Reproducibility practices
- Version control all benchmark scripts, config files, and dataset manifests.
- Use immutable images (OS/container) and pin package versions.
- Automate environment setup and teardown with IaC tooling (Ansible/Terraform/k3s manifests) so teams can re-run identical stacks.
- Run each test multiple times (recommended minimum: 5 runs) and report median plus confidence intervals; analyze variance and provide p95/p99 statistics for latency.
- Seed randomness in data samplers and ML frameworks to reduce run-to-run variance.
Interpreting results and trade-offs
- Throughput vs latency: optimizing for peak throughput (large sequential reads) can worsen tail latency seen by inference. Decide which metric maps to business requirements.
- Warm vs cold cache: show both. Cold-start behaviors matter for bursty training and checkpoint restores.
- Single-job vs multi-tenant: scale-out characteristics often determine real-world GPU utilization more than single-node peak numbers.
- Cost to performance: include capacity, IOPS per dollar, and network cost (RDMA NICs, switches) in evaluation.
Comparison of benchmarking methodologies
| Methodology | Strengths | Weaknesses | When to use |
|---|---|---|---|
| Microbenchmark (fio/ior) | Precise control of I/O parameters; isolates storage behavior | Doesn’t capture application-level patterns or prefetching | Initial characterization, vendor claims verification |
| Application-level (actual training/inference) | Realistic, shows end-to-end GPU impact | Harder to control every variable; longer runs | Final validation and SLA alignment |
| Trace-driven replay | Reproduces real I/O patterns deterministically | Requires good trace capture and faithful replay | Performance regression testing, capacity planning |
| End-to-end multi-tenant mixes | Reveals contention and tail effects | Complex to orchestrate and interpret | Production readiness and SLO verification |
Reporting and documentation
Provide a reproducible report bundle that includes:
- Raw metric time series and summarized tables (CSV/JSON).
- Exact commands, scripts, and container/OS images used.
- Hardware and firmware inventory.
- Statistical analysis showing variance, confidence intervals, and p99 behavior.
- A short interpretation of what the data implies for GPU utilization and risk.
Key takeaways
- Control and record every environmental variable (hardware, topology, software) and keep that metadata with results.
- Combine microbenchmarks with application-level runs and trace-driven replays to avoid false confidence.
- Measure tail latency and GPU utilization — average throughput alone is insufficient.
- Automate, version-control, and run multiple trials to quantify variance and ensure reproducibility.
Reproducible benchmarking is an organizational practice as much as it is a technical one.
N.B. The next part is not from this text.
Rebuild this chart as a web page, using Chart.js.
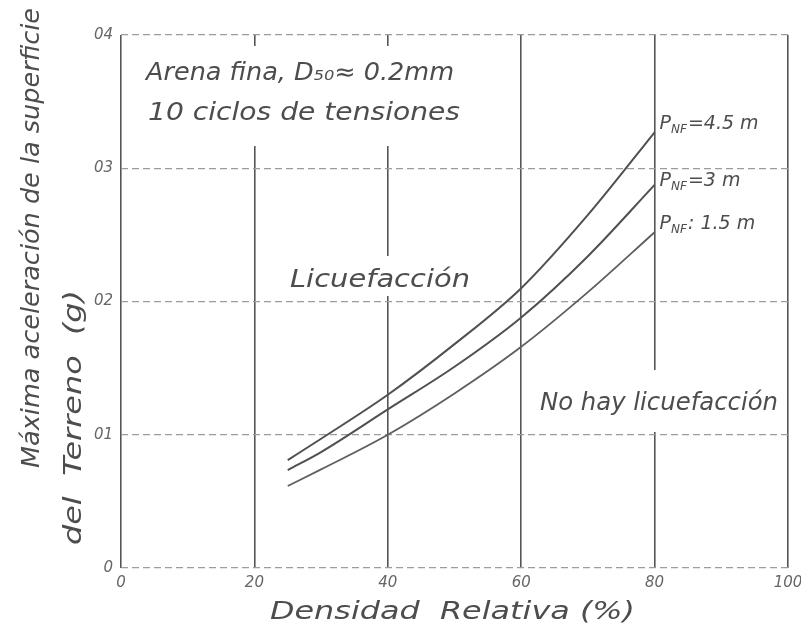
<!DOCTYPE html>
<html>
<head>
<meta charset="utf-8">
<script src="https://cdn.jsdelivr.net/npm/chart.js@4/dist/chart.umd.min.js"></script>
<style>
  html, body { margin: 0; padding: 0; background: #fff; }
  #wrap { width: 801px; height: 637px; }
</style>
</head>
<body>
<div id="wrap"><canvas id="chart" width="801" height="637"></canvas></div>
<script>
// Densidad relativa (%) y aceleracion maxima (g)
const densidad = [25, 30, 40, 50, 60, 70, 80];
const aceleracionPnf45 = [0.081, 0.097, 0.130, 0.168, 0.210, 0.265, 0.327];
const aceleracionPnf30 = [0.0735, 0.087, 0.119, 0.151, 0.188, 0.234, 0.2875];
const aceleracionPnf15 = [0.0615, 0.074, 0.100, 0.131, 0.166, 0.207, 0.252];
const xTickLabels = ['0', '20', '40', '60', '80', '100'];
const yTickLabels = ['0', '01', '02', '03', '04'];

const ink = '#4d4d4d';

function toPoints(values) {
    return densidad.map((d, i) => ({ x: d, y: values[i] }));
}

// writes text stretched sideways to a given width (wide handwriting)
function handText(ctx, text, x, y, size, width) {
    ctx.font = 'italic ' + size + 'px "DejaVu Sans"';
    const w = ctx.measureText(text).width;
    ctx.save();
    ctx.translate(x, y);
    ctx.scale(width / w, 1);
    ctx.fillText(text, 0, 0);
    ctx.restore();
}

const textPlugin = {
    id: 'textPlugin',
    afterDraw(chart) {
        const ctx = chart.ctx;
        const xs = chart.scales.x;
        const ys = chart.scales.y;
        ctx.save();

        // gaps in the vertical lines where the writing sits
        ctx.fillStyle = '#fff';
        ctx.fillRect(140, 46, 330, 100);
        ctx.fillRect(286, 256, 190, 40);
        ctx.fillRect(536, 370, 246, 62);

        ctx.fillStyle = ink;
        ctx.textBaseline = 'middle';
        ctx.textAlign = 'left';

        handText(ctx, 'Arena fina, D\u2085\u2080\u2248 0.2mm', 146, 74, 24, 308);
        handText(ctx, '10 ciclos de tensiones', 148, 114, 24, 312);
        handText(ctx, 'Licuefacción', 290, 280, 25, 180);
        handText(ctx, 'No hay licuefacción', 540, 404, 24, 238);

        // P_NF labels at the end of each curve
        const labels = [
            { text: '=4.5 m', v: aceleracionPnf45, dy: -8 },
            { text: '=3 m', v: aceleracionPnf30, dy: -4 },
            { text: ': 1.5 m', v: aceleracionPnf15, dy: -8 }
        ];
        labels.forEach(l => {
            const px = xs.getPixelForValue(densidad[densidad.length - 1]) + 5;
            const py = ys.getPixelForValue(l.v[l.v.length - 1]) + l.dy;
            ctx.font = 'italic 19px "DejaVu Sans"';
            ctx.fillText('P', px, py);
            let w = ctx.measureText('P').width;
            ctx.font = 'italic 12px "DejaVu Sans"';
            ctx.fillText('NF', px + w, py + 6);
            w += ctx.measureText('NF').width + 1;
            ctx.font = 'italic 19px "DejaVu Sans"';
            ctx.fillText(l.text, px + w, py);
        });

        // axis titles
        ctx.save();
        ctx.translate(32, 468);
        ctx.rotate(-Math.PI / 2);
        handText(ctx, 'Máxima aceleración de la superficie', 0, 0, 25, 460);
        ctx.restore();
        ctx.save();
        ctx.translate(74, 545);
        ctx.rotate(-Math.PI / 2);
        handText(ctx, 'del  Terreno  (g)', 0, 0, 25, 255);
        ctx.restore();

        handText(ctx, 'Densidad  Relativa (%)', 270, 612, 25, 365);

        ctx.restore();
    }
};

const lineStyle = {
    borderColor: '#505050',
    borderWidth: 2,
    pointRadius: 0,
    fill: false,
    tension: 0.4,
    cubicInterpolationMode: 'monotone'
};

new Chart(document.getElementById('chart').getContext('2d'), {
    type: 'line',
    data: {
        datasets: [
            { ...lineStyle, label: 'PNF = 4.5 m', data: toPoints(aceleracionPnf45) },
            { ...lineStyle, label: 'PNF = 3 m', data: toPoints(aceleracionPnf30) },
            { ...lineStyle, label: 'PNF = 1.5 m', data: toPoints(aceleracionPnf15), borderColor: '#5e5e5e', borderWidth: 1.8 }
        ]
    },
    options: {
        animation: false,
        responsive: false,
        events: [],
        layout: {
            padding: { top: 35, right: 0, left: 0, bottom: 0 }
        },
        plugins: {
            legend: { display: false },
            tooltip: { enabled: false },
        },
        scales: {
            x: {
                type: 'linear',
                min: 0,
                max: 100,
                afterFit: (scale) => { scale.height = 69; scale.paddingRight = 13; },
                border: { display: false },
                grid: {
                    color: '#555',
                    lineWidth: 1.6,
                    drawTicks: false,
                },
                ticks: {
                    stepSize: 20,
                    padding: 6,
                    color: '#666',
                    font: { family: 'DejaVu Sans', style: 'italic', size: 15 },
                    callback: (v) => xTickLabels[v / 20],
                },
            },
            y: {
                min: 0,
                max: 0.4,
                afterFit: (scale) => { scale.width = 121; },
                border: { display: false, dash: [7, 4] },
                grid: {
                    color: '#9c9c9c',
                    lineWidth: 1.2,
                    drawTicks: false,
                },
                ticks: {
                    stepSize: 0.1,
                    padding: 8,
                    color: '#666',
                    font: { family: 'DejaVu Sans', style: 'italic', size: 15 },
                    callback: (v, i) => yTickLabels[i],
                },
            },
        },
    },
    plugins: [textPlugin],
});
</script>
</body>
</html>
Establishing this discipline will let teams accurately determine whether storage — local or disaggregated — is the hidden ceiling on GPU utilization and will guide cost-effective remediation.
Further reading and tools: fio, ior, mlperf (for reference workloads), Prometheus/Grafana for observability, and best-practice orchestration to ensure environment parity. For teams evaluating disaggregated all-flash options, include independently validated third-party benchmark artifacts as part of your reproducibility bundle and treat vendor claims as hypotheses to be verified under your workloads.